鍵盤楽器⑪
今日は今の音楽では欠かすことの出来ない、ある意味最も重要な楽器のようになってしまった、この鍵盤楽器について書きたいと思います。
電子楽器です。
前にも軽く触れたのはMIDIコントローラーとしての役割でしたが、今回は違います。
あくまでも楽器としての存在です。
もちろん色々な種類があるのですが、今使われている楽器はほぼ全て同じと言って良いでしょう。
形こそ違えど中身は一緒ですから。
元々は別の楽器だったんですよ。段々垣根が低くなっていった印象です。
例えばYAMAHAのGX-1、公式サイトだとエレクトーン(YAMAHAの電子オルガンの登録商標)となっていますが、中身は完全なシンセサイザーです。
今のシンセと違って、音が作れました。エレクトーンなのに(笑)。
そもそも元々が電子音ですから、楽器の違いというより役割の違いと言った方が良かったんだと思います。
ただ、やはり昔のものは技術的な制約があって、出せる音に制約があったから、楽器による差が大きく、それが楽器自体のイメージの差に繋がっていたんだと思います。
ただやはり技術の進歩がこの状況を変えていくことになります。
PCM音源です。
細かい説明は割愛しますが、基本サンプリングした音を鳴らすだけなので、どんな形をしていようが、その音を選べば同じ音が鳴ります(厳密に言うとサンプリングの仕方が同じではないので同じ音ではありませんが、大体同じ音、という意味合いです)。

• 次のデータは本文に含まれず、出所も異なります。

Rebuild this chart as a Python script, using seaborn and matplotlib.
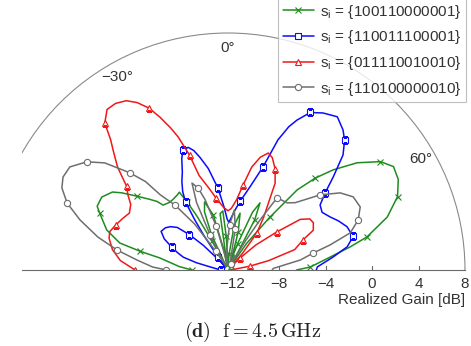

間違いなくこの音源によって電子ピアノや電子オルガンの音は飛躍的に向上したと言えるでしょう。
もちろん昔の音がいい、という方もいらっしゃるとは思いますが。
ただ、明らかにシンセサイザーは退化しました。
元々合成した音を鳴らすものだったのに、安易なPCM音源の採用により、音をシンセサイズすることの出来ない楽器になりました。

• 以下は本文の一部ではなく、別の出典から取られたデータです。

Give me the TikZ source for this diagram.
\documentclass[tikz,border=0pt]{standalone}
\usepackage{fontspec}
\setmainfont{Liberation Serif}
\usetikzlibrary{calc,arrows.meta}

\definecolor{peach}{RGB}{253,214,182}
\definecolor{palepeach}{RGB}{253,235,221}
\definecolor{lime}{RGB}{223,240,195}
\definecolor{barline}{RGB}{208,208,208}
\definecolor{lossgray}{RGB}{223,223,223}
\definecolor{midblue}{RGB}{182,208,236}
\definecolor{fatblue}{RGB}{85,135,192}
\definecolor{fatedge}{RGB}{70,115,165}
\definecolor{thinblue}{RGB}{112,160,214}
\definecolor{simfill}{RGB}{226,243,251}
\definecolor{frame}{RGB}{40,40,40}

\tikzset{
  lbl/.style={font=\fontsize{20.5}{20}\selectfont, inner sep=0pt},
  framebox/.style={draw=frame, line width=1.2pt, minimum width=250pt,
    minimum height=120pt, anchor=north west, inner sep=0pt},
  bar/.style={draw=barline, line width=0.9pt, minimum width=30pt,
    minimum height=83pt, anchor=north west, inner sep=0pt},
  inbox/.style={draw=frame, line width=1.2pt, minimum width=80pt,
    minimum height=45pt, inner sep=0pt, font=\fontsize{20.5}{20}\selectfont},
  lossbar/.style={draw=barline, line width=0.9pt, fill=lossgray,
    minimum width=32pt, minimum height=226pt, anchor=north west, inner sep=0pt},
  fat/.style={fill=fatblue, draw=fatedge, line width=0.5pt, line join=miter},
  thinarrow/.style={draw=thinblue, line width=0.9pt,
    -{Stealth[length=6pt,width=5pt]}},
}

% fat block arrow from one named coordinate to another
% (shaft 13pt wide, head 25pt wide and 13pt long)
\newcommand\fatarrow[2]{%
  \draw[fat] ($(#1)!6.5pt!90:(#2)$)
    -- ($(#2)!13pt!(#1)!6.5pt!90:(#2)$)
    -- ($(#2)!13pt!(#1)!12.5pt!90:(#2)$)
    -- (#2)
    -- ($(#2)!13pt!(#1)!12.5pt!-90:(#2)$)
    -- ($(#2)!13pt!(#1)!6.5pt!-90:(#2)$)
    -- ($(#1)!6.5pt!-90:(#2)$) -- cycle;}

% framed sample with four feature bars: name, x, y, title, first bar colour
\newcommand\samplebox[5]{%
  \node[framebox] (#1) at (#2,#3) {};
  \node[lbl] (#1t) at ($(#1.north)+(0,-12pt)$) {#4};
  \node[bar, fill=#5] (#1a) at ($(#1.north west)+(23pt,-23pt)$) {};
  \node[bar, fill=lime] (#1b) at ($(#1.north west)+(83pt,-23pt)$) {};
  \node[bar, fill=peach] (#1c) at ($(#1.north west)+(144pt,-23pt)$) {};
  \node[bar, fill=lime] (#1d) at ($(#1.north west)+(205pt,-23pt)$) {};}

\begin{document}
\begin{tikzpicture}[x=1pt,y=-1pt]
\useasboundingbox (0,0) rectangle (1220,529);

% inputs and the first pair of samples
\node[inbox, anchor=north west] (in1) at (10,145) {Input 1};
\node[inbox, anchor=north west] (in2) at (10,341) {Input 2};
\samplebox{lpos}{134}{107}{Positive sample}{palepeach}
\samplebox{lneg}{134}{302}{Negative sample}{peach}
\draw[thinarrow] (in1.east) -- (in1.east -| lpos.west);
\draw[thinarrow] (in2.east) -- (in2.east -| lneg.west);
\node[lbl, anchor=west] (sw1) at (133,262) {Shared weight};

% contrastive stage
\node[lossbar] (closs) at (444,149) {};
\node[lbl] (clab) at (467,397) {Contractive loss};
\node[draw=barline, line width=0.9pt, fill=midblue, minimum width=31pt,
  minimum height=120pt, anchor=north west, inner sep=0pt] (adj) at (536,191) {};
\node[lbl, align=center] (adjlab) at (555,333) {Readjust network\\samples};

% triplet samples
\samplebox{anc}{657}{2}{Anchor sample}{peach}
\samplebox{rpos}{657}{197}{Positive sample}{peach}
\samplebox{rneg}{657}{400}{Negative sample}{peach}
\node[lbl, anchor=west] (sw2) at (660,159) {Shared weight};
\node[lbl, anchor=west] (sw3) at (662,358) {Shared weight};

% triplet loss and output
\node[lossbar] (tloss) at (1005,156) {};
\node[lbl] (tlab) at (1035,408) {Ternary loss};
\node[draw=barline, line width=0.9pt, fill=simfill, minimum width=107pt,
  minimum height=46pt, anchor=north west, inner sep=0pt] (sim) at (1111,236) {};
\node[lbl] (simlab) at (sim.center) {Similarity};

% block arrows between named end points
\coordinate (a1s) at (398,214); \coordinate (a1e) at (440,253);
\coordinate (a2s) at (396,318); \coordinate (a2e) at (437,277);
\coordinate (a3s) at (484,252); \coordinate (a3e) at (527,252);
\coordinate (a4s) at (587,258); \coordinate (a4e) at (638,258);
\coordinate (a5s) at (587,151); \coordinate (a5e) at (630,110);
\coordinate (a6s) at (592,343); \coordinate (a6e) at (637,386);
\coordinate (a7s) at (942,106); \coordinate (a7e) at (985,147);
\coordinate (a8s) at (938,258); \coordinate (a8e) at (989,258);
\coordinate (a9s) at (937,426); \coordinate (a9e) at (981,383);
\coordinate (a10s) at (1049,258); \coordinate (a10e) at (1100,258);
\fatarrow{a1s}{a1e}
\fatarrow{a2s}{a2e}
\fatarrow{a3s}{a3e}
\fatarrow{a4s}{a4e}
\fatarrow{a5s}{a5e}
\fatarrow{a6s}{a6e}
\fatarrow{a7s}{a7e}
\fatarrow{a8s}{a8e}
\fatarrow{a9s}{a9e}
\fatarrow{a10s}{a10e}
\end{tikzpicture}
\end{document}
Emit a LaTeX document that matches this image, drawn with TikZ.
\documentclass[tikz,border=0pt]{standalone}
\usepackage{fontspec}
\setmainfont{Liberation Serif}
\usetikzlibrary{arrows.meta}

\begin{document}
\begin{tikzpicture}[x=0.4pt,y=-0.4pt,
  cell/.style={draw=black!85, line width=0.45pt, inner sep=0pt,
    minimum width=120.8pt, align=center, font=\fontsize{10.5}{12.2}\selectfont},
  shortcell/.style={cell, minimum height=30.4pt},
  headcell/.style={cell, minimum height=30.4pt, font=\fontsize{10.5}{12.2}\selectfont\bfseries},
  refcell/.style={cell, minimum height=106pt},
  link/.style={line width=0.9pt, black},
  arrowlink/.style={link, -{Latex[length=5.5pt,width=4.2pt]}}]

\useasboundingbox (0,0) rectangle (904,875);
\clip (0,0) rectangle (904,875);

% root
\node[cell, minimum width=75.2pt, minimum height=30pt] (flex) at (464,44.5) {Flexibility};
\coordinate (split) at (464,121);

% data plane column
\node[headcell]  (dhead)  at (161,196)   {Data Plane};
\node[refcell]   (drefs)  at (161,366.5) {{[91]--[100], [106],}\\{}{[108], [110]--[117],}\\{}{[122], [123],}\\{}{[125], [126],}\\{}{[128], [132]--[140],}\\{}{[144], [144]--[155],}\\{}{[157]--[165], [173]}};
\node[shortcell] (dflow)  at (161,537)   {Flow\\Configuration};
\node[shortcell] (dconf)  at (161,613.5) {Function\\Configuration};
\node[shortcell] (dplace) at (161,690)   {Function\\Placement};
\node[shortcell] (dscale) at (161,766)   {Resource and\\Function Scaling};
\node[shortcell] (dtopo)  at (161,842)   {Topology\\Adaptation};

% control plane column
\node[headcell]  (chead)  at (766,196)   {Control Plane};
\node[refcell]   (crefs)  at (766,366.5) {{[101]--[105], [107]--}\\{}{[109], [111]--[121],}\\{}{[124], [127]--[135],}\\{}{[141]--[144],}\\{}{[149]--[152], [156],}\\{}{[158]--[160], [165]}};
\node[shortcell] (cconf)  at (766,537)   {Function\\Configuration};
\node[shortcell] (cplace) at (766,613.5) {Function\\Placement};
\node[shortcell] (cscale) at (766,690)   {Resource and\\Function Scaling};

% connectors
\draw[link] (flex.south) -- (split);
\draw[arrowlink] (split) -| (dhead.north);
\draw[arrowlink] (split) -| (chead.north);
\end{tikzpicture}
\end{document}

今自分の使っているシンセも、音をシンセサイズする機能は無く、ただ単にプリセットされている音を鳴らすだけのものです。
その機能は楽器本体からはほとんど消え去り、DAWソフトに中に内蔵されていることの方が多いと思います。
でも、いいんですよ、その方が楽ですから(笑)。
音を作る楽しさ、というのもあるとは思いますが、それは音楽とは別物でしょう。
で、この楽器がその後の音楽の在り方を変えた、と言っていいほどのものになる訳ですが、その話はまた改めて。